Ah... aku mulai kesulitan memetakan ini semua.
16. Okelah... ini terakhir untuk Senin
ini... sebelum aku angslup-ambles bumi, kembali bertapa di Kaki Merapi.
Apa reaksi/imajimu mendengar frasa "lelaki
gondrong (berambut panjang)"?
17. "Mengapa kamu tidak segera
menikah?" adalah pertanyaan klasik yang selalu kita jawab secara retoris.
Akan tetapi, Marxisme akhirnya telah menyediakan
jawaban untuk kita yang laten dan hampir-hampir tidak terkatakan... yaitu... DUITE SAPA?!!!
18. Edmund Husserl memperkenalkan "epoche" (penundaan) ketika Subyek
bertemu dengan Fenomena hingga Fenomena itu menelanjangi diri seutuhnya di
hadapan Subyek.
Mungkin, ada baiknya seorang Subyek tidak hanya
melakukan epoche fenomenologis,
tetapi juga menunda judgment... menunda untuk menilai.
(Bisa jadi itu yang dimaksud (mantan) Romo Direktur
dulu... .)
19. "Satu-satunya kesalahan kita
hanyalah... kita bertemu tatkala segala sesuatu sudah terlambat," kata
lelaki itu berat.
"Akan tetapi, bukankah keterlambatan itu
masih bisa diperbaiki?" sanggah perempuan itu.
"Untuk beberapa hal iya. Untuk beberapa
lainnya... hanya kematian yang bisa. Atau ada hati yang harus disakiti."
"Dan, kautelah menyakiti hatiku!"
"Tidak. Aku telah menyakiti hati kita berdua. Dan, aku tak ingin menyakiti satu hati yang
lainnya."
"Aku membencimu!"
"Itu lebih baik."
20. "Manusia memang digerakkan oleh
renjana!" kata perempuan itu.
"Akan tetapi, kita tidak terdeterminasi
olehnya!" sanggah sang lelaki.
"Tapi renjana itu menyelinap lewat
ketidaksadaran kita."
"Kita bebas!

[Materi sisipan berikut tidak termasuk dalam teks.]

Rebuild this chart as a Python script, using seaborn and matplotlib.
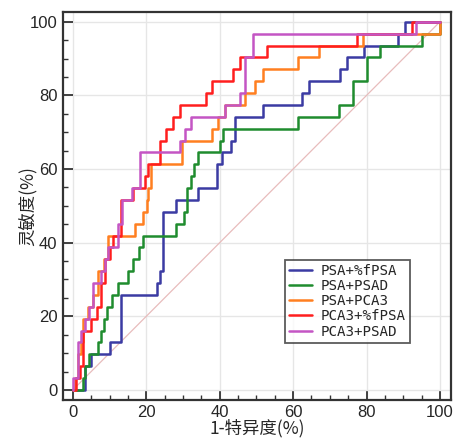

Dan, kebebasan kita adalah
untuk menidak!"
"Meskipun itu menidaki hati yang
mencintaimu?"
"Aku sudah beristri."
"Aku pun sudah bersuami."
"Jadi... ?"
"Haruskah berakhir dongeng indah kita
ini?"
21. Brewok gondrong penuh peluh dan darah
= Yesus
Brewok berambut putih = Karl Marx
keduanya Yahudi...
keduanya menggerakkan orang banyak
22. Tuhan dan segala sesuatu yang belum
selesai.
Berawal dari renjana, berakhir di dalam
"Kemuliaan".
Walaupun, segalanya direduksi menjadi
hubungan-ekonomis.
23. Jujur... hingga saat ini aku masih
melakukan "epoche"...
penundaan fenomenologis, penundaan filosofis, dan penundaan penilaian (judgement).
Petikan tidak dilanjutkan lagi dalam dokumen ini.